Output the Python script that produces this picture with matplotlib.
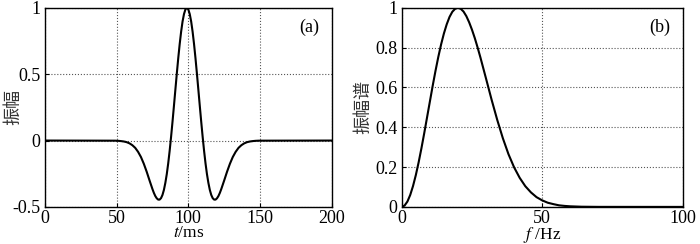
import numpy as np
import matplotlib
matplotlib.use('Agg')
import matplotlib.pyplot as plt

plt.rcParams['font.family'] = ['Liberation Serif', 'Noto Sans CJK SC']
plt.rcParams['mathtext.fontset'] = 'stix'
plt.rcParams['font.size'] = 13

# wavelet: offset from the peak (ms) and amplitude
t_center = 99
t_offset = [0, 1, 2, 3, 4, 5, 6, 7, 8, 9, 10, 11, 12, 13, 14, 15, 16, 17,
            18, 19, 20, 21, 22, 23, 24, 26, 28, 30, 32, 34, 36, 38, 40, 42,
            44, 46, 48, 50]
amp_half = [1.0, 0.988, 0.953, 0.897, 0.820, 0.727, 0.621, 0.505, 0.384,
            0.262, 0.142, 0.028, -0.078, -0.172, -0.253, -0.319, -0.372,
            -0.410, -0.434, -0.445, -0.445, -0.435, -0.418, -0.394, -0.365,
            -0.301, -0.235, -0.175, -0.124, -0.085, -0.055, -0.035, -0.021,
            -0.012, -0.007, -0.004, -0.002, -0.001]

# amplitude spectrum
freq = [0, 1, 2, 3, 4, 5, 6, 7, 8, 9, 10, 11, 12, 13, 14, 15, 16, 17, 18,
        19, 20, 21, 22, 23, 24, 25, 26, 27, 28, 29, 30, 32, 34, 36, 38, 40,
        42, 44, 46, 48, 50, 52, 54, 56, 58, 60, 64, 70, 100]
spec = [0, 0.007, 0.027, 0.060, 0.105, 0.160, 0.224, 0.295, 0.371, 0.450,
        0.529, 0.608, 0.683, 0.753, 0.816, 0.871, 0.917, 0.954, 0.980, 0.995,
        1.0, 0.995, 0.981, 0.958, 0.927, 0.890, 0.848, 0.801, 0.751, 0.698,
        0.645, 0.538, 0.437, 0.345, 0.265, 0.199, 0.146, 0.104, 0.073, 0.049,
        0.033, 0.021, 0.014, 0.008, 0.005, 0.003, 0.001, 0.0002, 0]

off = np.array(t_offset)
a = np.array(amp_half)
t = np.concatenate([[0], t_center - off[::-1], t_center + off[1:], [200]])
amp = np.concatenate([[0], a[::-1], a[1:], [0]])

fig = plt.figure(figsize=(7, 2.44), dpi=100)
ax1 = fig.add_axes([0.064, 0.152, 0.41, 0.816])
ax2 = fig.add_axes([0.574, 0.152, 0.401, 0.816])

ax1.plot(t, amp, color='black', lw=1.5)
ax1.set_xlim(0, 200)
ax1.set_ylim(-0.5, 1)
ax1.set_xticks([0, 50, 100, 150, 200])
ax1.set_yticks([-0.5, 0, 0.5, 1])
ax1.set_yticklabels(['-0.5', '0', '0.5', '1'])
ax1.set_xlabel('$t$/ms', labelpad=-1, fontsize=12.5)
ax1.set_ylabel('振幅', family='Noto Sans CJK SC', color='#333333', fontsize=13)
ax1.yaxis.set_label_coords(-0.08, 0.5)
ax1.text(0.955, 0.9, '(a)', transform=ax1.transAxes, ha='right', va='center')

ax2.plot(freq, spec, color='black', lw=1.5)
ax2.set_xlim(0, 100)
ax2.set_ylim(0, 1)
ax2.set_xticks([0, 50, 100])
ax2.set_yticks([0, 0.2, 0.4, 0.6, 0.8, 1])
ax2.set_yticklabels(['0', '0.2', '0.4', '0.6', '0.8', '1'])
ax2.set_xlabel('$f$ /Hz', labelpad=-1, fontsize=12.5)
ax2.set_ylabel('振幅谱', family='Noto Sans CJK SC', color='#333333', fontsize=13)
ax2.yaxis.set_label_coords(-0.107, 0.5)
ax2.text(0.955, 0.9, '(b)', transform=ax2.transAxes, ha='right', va='center')

for ax in (ax1, ax2):
    ax.grid(True, linestyle=':', color='#555555', lw=0.8)
    ax.tick_params(direction='in', length=3, pad=3)
    ax.tick_params(axis='x', pad=2)
    for s in ax.spines.values():
        s.set_linewidth(1.0)

fig.savefig('out.png', dpi=100)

* To be done: Print, exactly as written, the lines above from the first one to the one containing "plt.rcParams['font.size'] = 13". Leave out pictures.

* Completed task:
Output the Python script that produces this picture with matplotlib.
import numpy as np
import matplotlib
matplotlib.use('Agg')
import matplotlib.pyplot as plt

plt.rcParams['font.family'] = ['Liberation Serif', 'Noto Sans CJK SC']
plt.rcParams['mathtext.fontset'] = 'stix'
plt.rcParams['font.size'] = 13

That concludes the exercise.